Out-Law News 2 min. read
27 Sep 2013, 11:23 am
It has begun a legal challenge against the new rules, which are due to apply to bonuses paid from the start of 2015 reflecting performance in 2014, at the Court of Justice of the European Union (CJEU).
The action is based on the compatibility of the bonus cap provisions with the EU Treaty, and whether powers delegated to the European Banking Authority (EBA) go beyond its remit to set technical standards. It is the fourth recent challenge to EU financial services legislation by the UK, following similar actions in relation to the Short Selling Regulation and the proposed Financial Transactions Tax.
"Regulation of pay in this manner goes beyond what is permitted in the EU Treaty," a Treasury spokesperson said. "That's why we are challenging these rules in the European Court, to ensure the legislation respects the EU Treaty and actually achieves what it's meant to: a more stable banking system that serves the economy, businesses and consumers."
"Britain has been at the forefront of global reforms to make banking more responsible, including big reductions in upfront cash bonuses and linking rewards to long-term success. These latest EU rules on bonuses, rushed through without any assessment of their impact, will undermine all of this by pushing bankers' fixed pay up rather than down, which will make banks themselves riskier rather than safer. In other words, as the Chancellor has said, they may undermine responsibility in the banking system rather than promote it," the spokesperson said.
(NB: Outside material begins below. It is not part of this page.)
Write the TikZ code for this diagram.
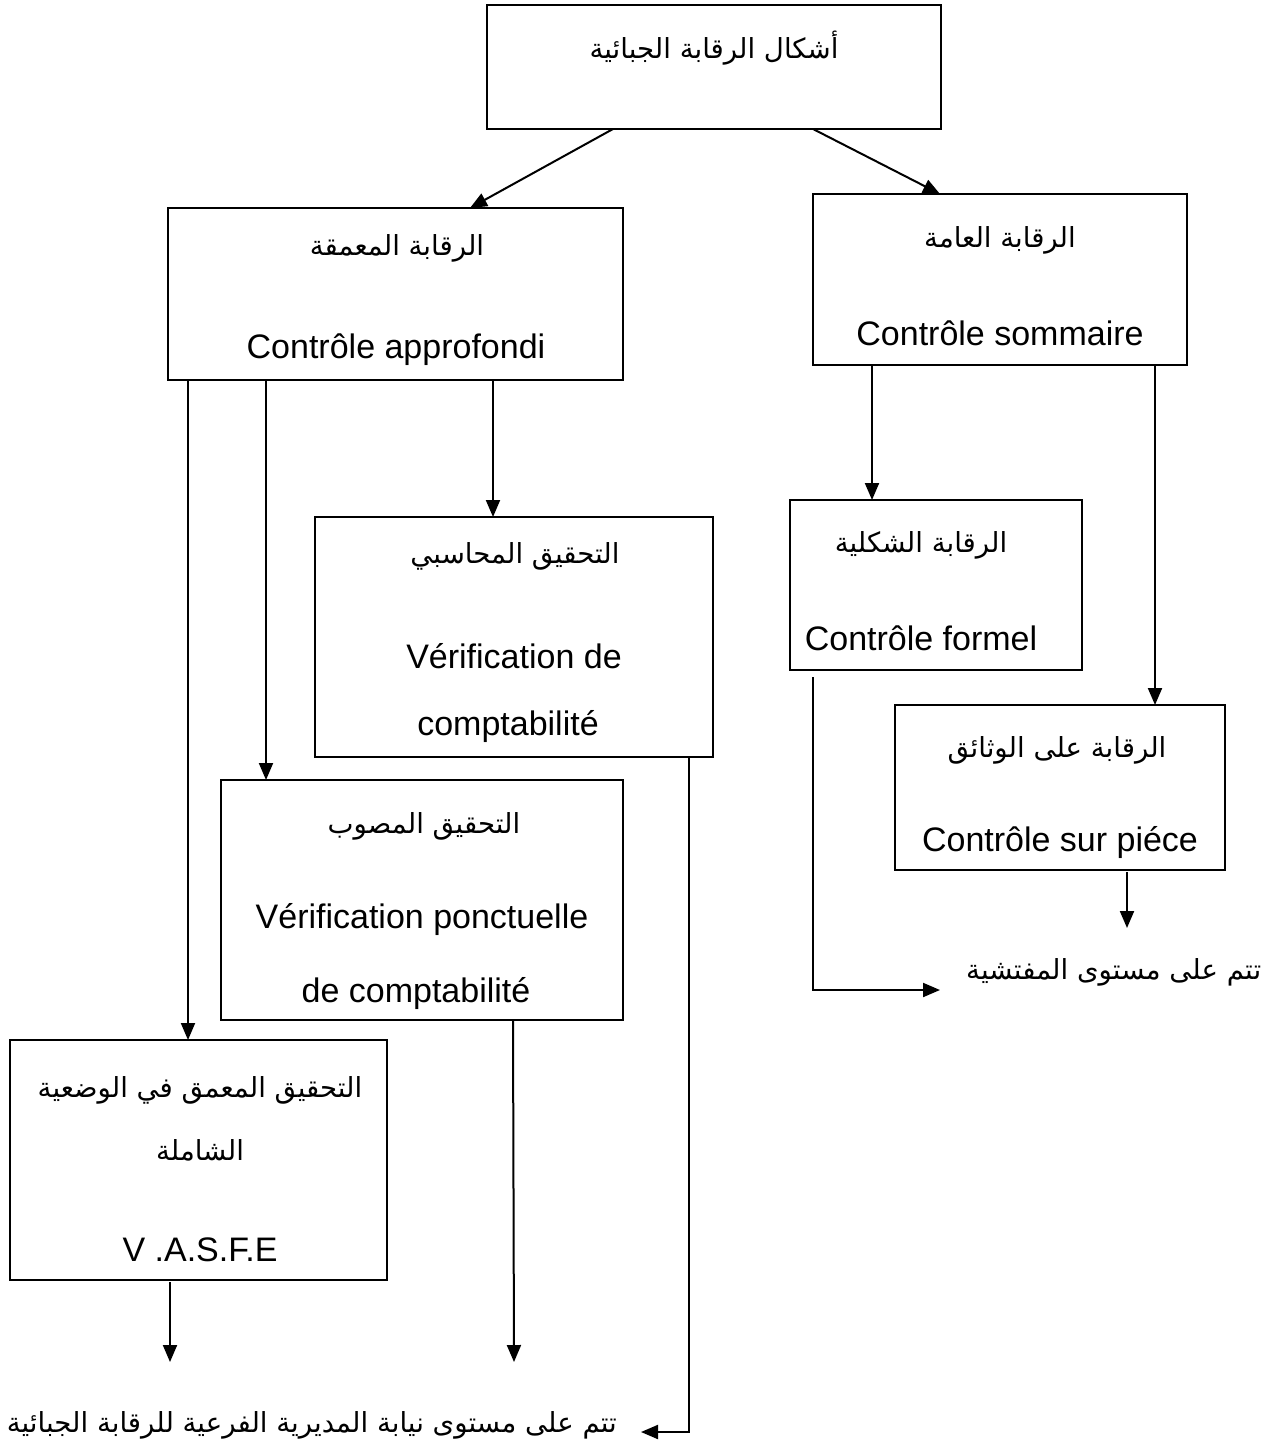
\documentclass[tikz,border=0pt]{standalone}
\usepackage{fontspec}
\setmainfont{Liberation Sans}
\newfontfamily\arabicfont[Script=Arabic]{DejaVu Sans}
\TeXXeTstate=1
\usetikzlibrary{arrows.meta}

\newcommand{\artext}[1]{\beginR #1\endR}

\begin{document}
\begin{tikzpicture}[x=1pt, y=-1pt,
  box/.style={draw, line width=2pt, inner sep=0pt, outer sep=0pt},
  fr/.style={inner sep=0pt, font=\fontsize{34}{40}\selectfont},
  ar/.style={inner sep=0pt, font=\fontsize{27.6}{33}\selectfont\arabicfont},
  arr/.style={line width=2pt, -{Triangle[length=17pt,width=14pt]}},
  ln/.style={line width=2pt}]

\useasboundingbox (0,0) rectangle (1268,1450);

% boxes
\node[box, minimum width=454pt, minimum height=124pt] (top)    at (714,67)    {};
\node[box, minimum width=455pt, minimum height=172pt] (appro)  at (395.5,294) {};
\node[box, minimum width=374pt, minimum height=171pt] (somm)   at (1000,279.5){};
\node[box, minimum width=398pt, minimum height=240pt] (compta) at (514,637)   {};
\node[box, minimum width=402pt, minimum height=240pt] (ponct)  at (422,900)   {};
\node[box, minimum width=377pt, minimum height=240pt] (vasfe)  at (198.5,1160){};
\node[box, minimum width=292pt, minimum height=170pt] (formel) at (936,585)   {};
\node[box, minimum width=330pt, minimum height=165pt] (piece)  at (1060,787.5){};

% texts
\node[ar] (topAr) at (714,48) {\artext{أشكال الرقابة الجبائية}};

\node[ar] (approAr) at (397,248) {\artext{الرقابة المعمقة}};
\node[fr] (approFr) at (396,350) {Contrôle approfondi};

\node[ar] (sommAr) at (1000,240) {\artext{الرقابة العامة}};
\node[fr] (sommFr) at (1000,333) {Contrôle sommaire};

\node[ar] (comptaAr)  at (515,556) {\artext{التحقيق المحاسبي}};
\node[fr] (comptaFrA) at (514,656) {Vérification de};
\node[fr] (comptaFrB) at (508,727) {comptabilité};

\node[ar] (ponctAr)  at (424,826) {\artext{التحقيق المصوب}};
\node[fr] (ponctFrA) at (422,919) {Vérification ponctuelle};
\node[fr] (ponctFrB) at (416,993) {de comptabilité};

\node[ar] (vasfeArA) at (200,1090) {\artext{التحقيق المعمق في الوضعية}};
\node[ar] (vasfeArB) at (200,1150) {\artext{الشاملة}};
\node[fr] (vasfeFr)  at (200,1250) {V .A.S.F.E};

\node[ar] (formelAr) at (921,545) {\artext{الرقابة الشكلية}};
\node[fr] (formelFr) at (921,638) {Contrôle formel};

\node[ar] (pieceAr) at (1057,750) {\artext{الرقابة على الوثائق}};
\node[fr] (pieceFr) at (1060,843) {Contrôle sur piéce};

\node[ar, anchor=west] (inspR) at (966,972) {\artext{تتم على مستوى المفتشية}};
\node[ar, anchor=east] (inspL) at (617,1425) {\artext{تتم على مستوى نيابة المديرية الفرعية للرقابة الجبائية}};

% free ends
\coordinate (endVasfe) at (170,1362);
\coordinate (endPonct) at (514,1362);
\coordinate (endPiece) at (1127,928);
\coordinate (endFormel) at (940,990);
\coordinate (endCompta) at (641,1432);

% connectors
\draw[arr] ([xshift=126pt]top.south west) -- ([xshift=302pt]appro.north west);
\draw[arr] ([xshift=326pt]top.south west) -- ([xshift=127pt]somm.north west);

\draw[arr] ([xshift=20pt]appro.south west)  -- ([xshift=178pt]vasfe.north west);
\draw[arr] ([xshift=98pt]appro.south west)  -- ([xshift=45pt]ponct.north west);
\draw[arr] ([xshift=325pt]appro.south west) -- ([xshift=178pt]compta.north west);

\draw[arr] ([xshift=59pt]somm.south west)  -- ([xshift=82pt]formel.north west);
\draw[arr] ([xshift=342pt]somm.south west) -- ([xshift=260pt]piece.north west);

\draw[arr] ([xshift=232pt,yshift=-2pt]piece.south west) -- (endPiece);
\draw[arr] ([xshift=23pt,yshift=-7pt]formel.south west) |- (endFormel);

\draw[arr] ([xshift=160pt,yshift=-2pt]vasfe.south west) -- (endVasfe);
\draw[arr] ([xshift=292pt]ponct.south west) -- (endPonct);
\draw[arr] ([xshift=374pt]compta.south west) |- (endCompta);

\end{tikzpicture}
\end{document}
The new rules form part of a package of measures designed to bring European banks into line with the Basel III international banking agreement. They will limit bonuses to 100% of salary in any given year, or 200% of salary with the agreement of shareholders. In addition, a minimum of 25% of any bonus exceeding 25% of salary will have to be deferred for at least five years.
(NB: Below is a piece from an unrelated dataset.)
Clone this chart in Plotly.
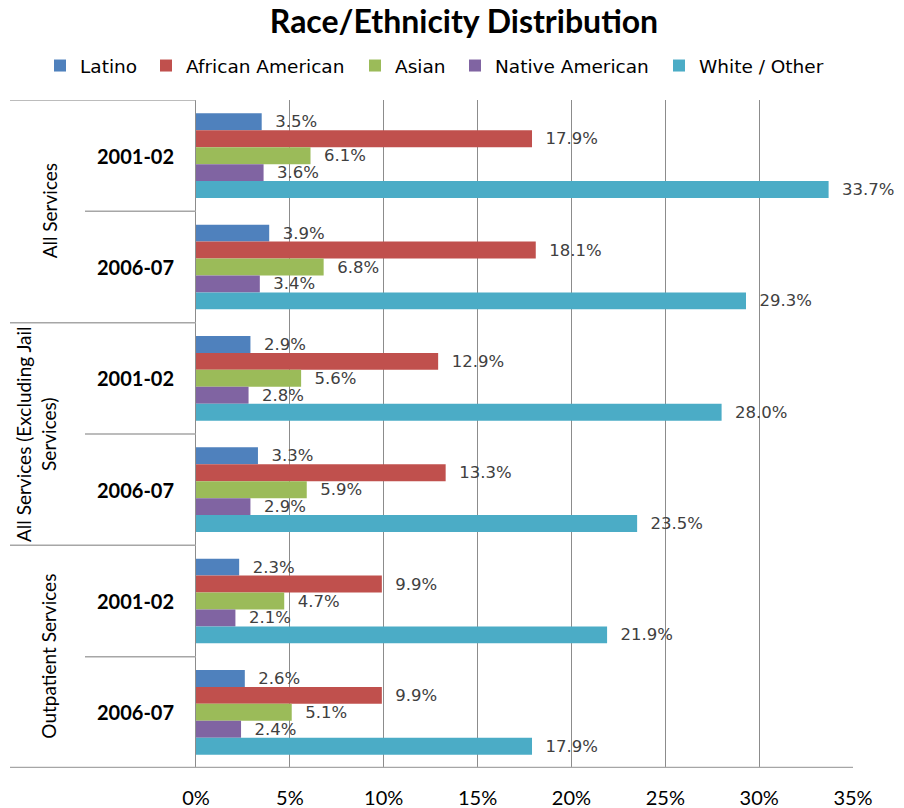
import plotly.graph_objects as go

# data
groups = ["All Services", "All Services (Excluding Jail<br>Services)", "Outpatient Services"]
periods = ["2001-02", "2006-07"]
series_names = ["Latino", "African American", "Asian", "Native American", "White / Other"]
series_colors = ["#4F81BD", "#C0504D", "#9BBB59", "#8064A2", "#4BACC6"]

latino = [3.5, 3.9, 2.9, 3.3, 2.3, 2.6]
african_american = [17.9, 18.1, 12.9, 13.3, 9.9, 9.9]
asian = [6.1, 6.8, 5.6, 5.9, 4.7, 5.1]
native_american = [3.6, 3.4, 2.8, 2.9, 2.1, 2.4]
white_other = [33.7, 29.3, 28.0, 23.5, 21.9, 17.9]

tick_vals = [0, 5, 10, 15, 20, 25, 30, 35]

W, H = 904, 808
L, R, T, B = 196, 853, 100, 768

# where each legend entry's text starts (px), one legend per series
legend_text_x = [78, 184, 393, 493, 697]

categories = [f"{g}|{p}" for g in groups for p in periods]
values = [latino, african_american, asian, native_american, white_other]


def px_x(px):
    """Pixel column -> paper x."""
    return (px - L) / (R - L)


fig = go.Figure()

for i, (name, color, vals) in enumerate(zip(series_names, series_colors, values)):
    fig.add_trace(
        go.Bar(
            y=categories,
            x=vals,
            orientation="h",
            name=name,
            legend="legend" if i == 0 else f"legend{i + 1}",
            marker=dict(color=color, line=dict(width=0)),
            texttemplate="\u00a0\u00a0%{x:.1f}%",
            textposition="outside",
            constraintext="none",
            cliponaxis=False,
            textfont=dict(family="DejaVu Sans", size=16.5, color="#404040"),
            hoverinfo="skip",
        )
    )

# period labels + group labels on the left
for cat in categories:
    fig.add_annotation(
        x=px_x(135), y=cat, xref="paper", yref="y",
        xanchor="center", yanchor="middle",
        text=f"<b>{cat.split('|')[1]}</b>", showarrow=False,
        font=dict(family="Lato", size=20, color="#000000"),
    )

for gi, g in enumerate(groups):
    fig.add_annotation(
        x=px_x(36 if "<br>" in g else 49), y=gi * 2 + 0.5, xref="paper", yref="y",
        xanchor="center", yanchor="middle",
        text=g, showarrow=False, textangle=-90,
        font=dict(family="Lato", size=19, color="#000000"),
    )

# separator lines in the category area
line_col = "#A6A6A6"
for yb in [-0.5, 1.5, 3.5]:
    fig.add_shape(type="line", xref="paper", yref="y",
                  x0=px_x(10), x1=0, y0=yb, y1=yb,
                  line=dict(color=line_col, width=1.5))
for yb in [0.5, 2.5, 4.5]:
    fig.add_shape(type="line", xref="paper", yref="y",
                  x0=px_x(85), x1=0, y0=yb, y1=yb,
                  line=dict(color=line_col, width=1.5))
# long bottom axis line
fig.add_shape(type="line", xref="paper", yref="y",
              x0=px_x(10), x1=1, y0=5.5, y1=5.5,
              line=dict(color=line_col, width=2.5))

legends = {}
for i, tx in enumerate(legend_text_x):
    key = "legend" if i == 0 else f"legend{i + 1}"
    legends[key] = dict(
        orientation="h",
        x=(tx - 38) / W, xref="container", xanchor="left",
        y=1 - 66 / H, yref="container", yanchor="middle",
        font=dict(family="DejaVu Sans", size=18.5, color="#000000"),
        itemwidth=30,
        bgcolor="rgba(0,0,0,0)",
    )

fig.update_layout(
    width=W,
    height=H,
    margin=dict(l=L, r=W - R, t=T, b=H - B, autoexpand=False),
    paper_bgcolor="white",
    plot_bgcolor="white",
    barmode="group",
    bargap=0.24,
    bargroupgap=0,
    title=dict(
        text="<b>Race/Ethnicity Distribution</b>",
        x=464 / W, xref="container", xanchor="center",
        y=1 - 22 / H, yref="container", yanchor="middle",
        font=dict(family="Lato", size=32, color="#000000"),
    ),
    xaxis=dict(
        range=[0, 35],
        tickvals=tick_vals,
        ticktext=[f"{v}%" for v in tick_vals],
        showgrid=True,
        gridcolor="#8C8C8C",
        gridwidth=1,
        zeroline=False,
        showline=False,
        ticks="",
        ticklabelstandoff=16,
        tickfont=dict(family="Lato", size=20, color="#000000"),
        automargin=False,
        fixedrange=True,
    ),
    yaxis=dict(
        categoryorder="array",
        categoryarray=categories,
        range=[5.5, -0.5],
        showticklabels=False,
        showgrid=False,
        zeroline=False,
        showline=True,
        linecolor="#8C8C8C",
        linewidth=1,
        ticks="",
        automargin=False,
        fixedrange=True,
    ),
    showlegend=True,
    **legends,
)

# drop the default page margin so the figure sits at the window's top-left
fig.write_html(
    "out.html",
    config={"displayModeBar": False},
    post_script="document.body.style.margin='0';",
)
In a statement, the Treasury said that action taken by the UK Government had already resulted in "real improvements in the alignment of bankers' pay with risk and performance", including a "substantial reduction" in upfront cash bonuses. The Centre for Economic and Business Research has estimated that bonuses paid by firms in the City of London fell by more than 60% between 2011/12 and 2012/13, and are now more than 85% lower than the £11.5 billion estimated to have been paid in 2007/08.
The Government has also pledged to implement recommendations made by the Parliamentary Commission on Banking Standards (PCBS) in relation to pay and performance. The PCBS, led by Treasury Select Committee chair Andrew Tyrie, recommended the creation of a new Remuneration Code for senior bankers, under which more remuneration would be deferred for much longer periods and paid in forms which favour long-term performance.
Incentives expert Matthew Findley of Pinsent Masons, the law firm behind Out-Law.com, said that although doubts had consistently been expressed about the legal basis for the bonus cap, most commentators had thought that a formal legal challenge from the UK Government was unlikely "partly for domestic political reasons and partly because it was thought that the European courts would look to back the political will of Brussels".
"Both commentators and industry alike will be keen to know how the challenge being made on prudential grounds will be addressed, give the expectation that many banks are looking at ways to push up fixed pay so as to maintain overall reward levels," he said.
The UK Government has said that it will implement the provisions once they come into force despite its legal challenge, due to its "obligations under EU law".